2023年2月21日火曜日

『紙の爪痕』花屋治

NEW !

光風社
1962年1月発売



★★★★   騙すなら、完璧に騙して




 江戸川乱歩の親戚筋にあたり、名著『怪盗対名探偵』『乱歩おじさん』で知られる松村喜雄花屋治のペンネームで発表した長篇。昭和30年代の日本は社会派推理小説やハードボイルドがメインストリームになっていたし、従来の探偵小説マナーのままだと古臭く受け取られてしまうのを意識してか、東京株式取引所での自身の経歴をプロットに落とし込み兜町を舞台にして幕が上がるあたり、(私の好まぬ)サラリーマン・ミステリっぽくも映る。国際線の運航が広がってゆく復興日本の有り様が見て取れるので、同時代のいなたい探偵小説よりも近代的な印象。

 

 

 ヒロイン・西島由利のアパートへ刑事が来襲、隣室に住んでいる前沢朝子が失踪したというので、あれこれ由利を問い詰める。さらに山中証券における由利の上司・武林三蔵 外国部長が何の前触れもなく長期休暇届を会社へ送り付けたまま、こちらも行方知れずに。出だしは西島由利がお節介な気質で事件に首を突っ込んでゆくので、このままこのヒロインが厚かましく素人探偵気取りになったらイヤだなあと様子を見ていると、もうひとりの女性キャラ・小林二葉の登場によって物語は徐々に探偵小説らしくなってくる。(以下、伏せておくべき文字は  で記す)

 

 

この作品、アウトラインさえ迂闊に漏らしてしまうと地雷を踏んでしまいそうだから下手な粗相は書けない。小林二葉の身分が明かされた後、読者に背負い投げを食わせるトリックが次々繰り出され特にクライマックスでは「エッ、実はあの人 ✕✕ だったの?」的な驚愕(?)の真相が。そう、前半こそ話がゆるゆる進むけれども中盤以降になると徐々に本格らしさが姿を現してくるのだ。し・か・し。そうは言っても、「本格だ!本格だ!」と大喜びして安直に賛辞する訳にもいかない。

 

 


 次に述べる不満さえ無ければ★★★★★を進呈してもよかった。ギリギリの線でこれぐらいなら言ってもいいだろう。冒頭、刑事からの聴取で西島由利は隣人の前沢朝子について「音楽とモードのことを話しただけ」「二、三度しかまとまった会話はした事がない」と言い切る。それなのに話が進むにつれ、実は由利は ✕ を前沢朝子に貸した過去があった事実が浮上。待て待て、そんなん聞いてないわアンフェアやん。
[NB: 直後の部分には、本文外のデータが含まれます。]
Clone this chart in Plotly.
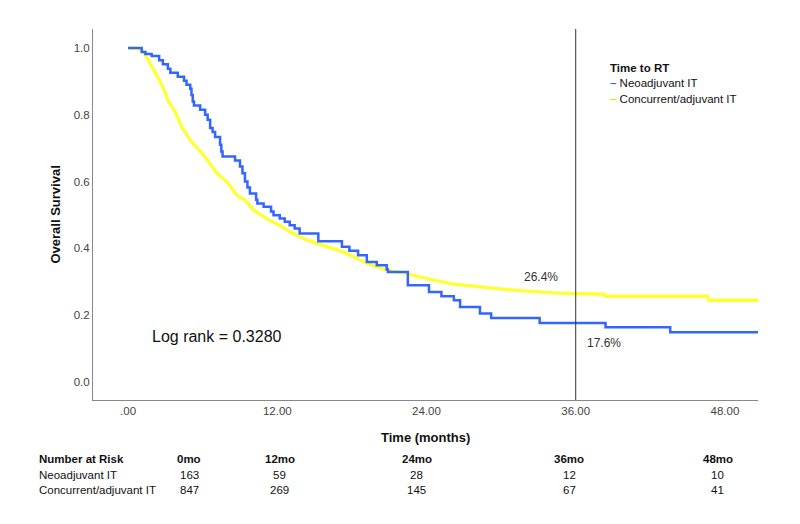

それに(ぼやかして書かざるをえないけど)終盤で暴露される前沢朝子のとんでもない秘密を、親しいとまではいかなかったとはいえ由利が気付かない筈がないだろ~。

 

 

初期の『ゴルゴ13』で旅客機ハイジャックをテーマにしていた「At pin Hole!」や「ジェット・ストリーム」あたりの逸品エピソードも数十年前だから成立していたが、空港での保安検査が煩わしくなった現代では絶対にムリ。それと一緒で、本作の〝トリック〟も今となっては使えないネタである。時代が限定されたりあまりに素っ頓狂なトリックは社会派ミステリ花盛りの時期にはどうしたって不利だし、あげく主流になり損ねてしまった作品なのであった。

 

 

 

(銀) 最後の最後でもうひとつひっくり返して、グレーな感じで終わる・・・みたいな演出は乱歩の「陰獣」を真似してみたかったのかな。それと、松村喜雄は証券取引の世界で働いていたので本作に描かれている公債の話は満更フィクションじゃないと思うけれども、我が国が戦争に負けたどさくさで実際こんな犯罪って起こり得るものなのか。本作に書かれている業界のことは私は知識が足りなくてよくわからない。



恥ずかしい事に、当Blogの過去の記事にて松村喜雄と書くべきところを松村善雄と誤記していたので、今回すべて訂正しておいた。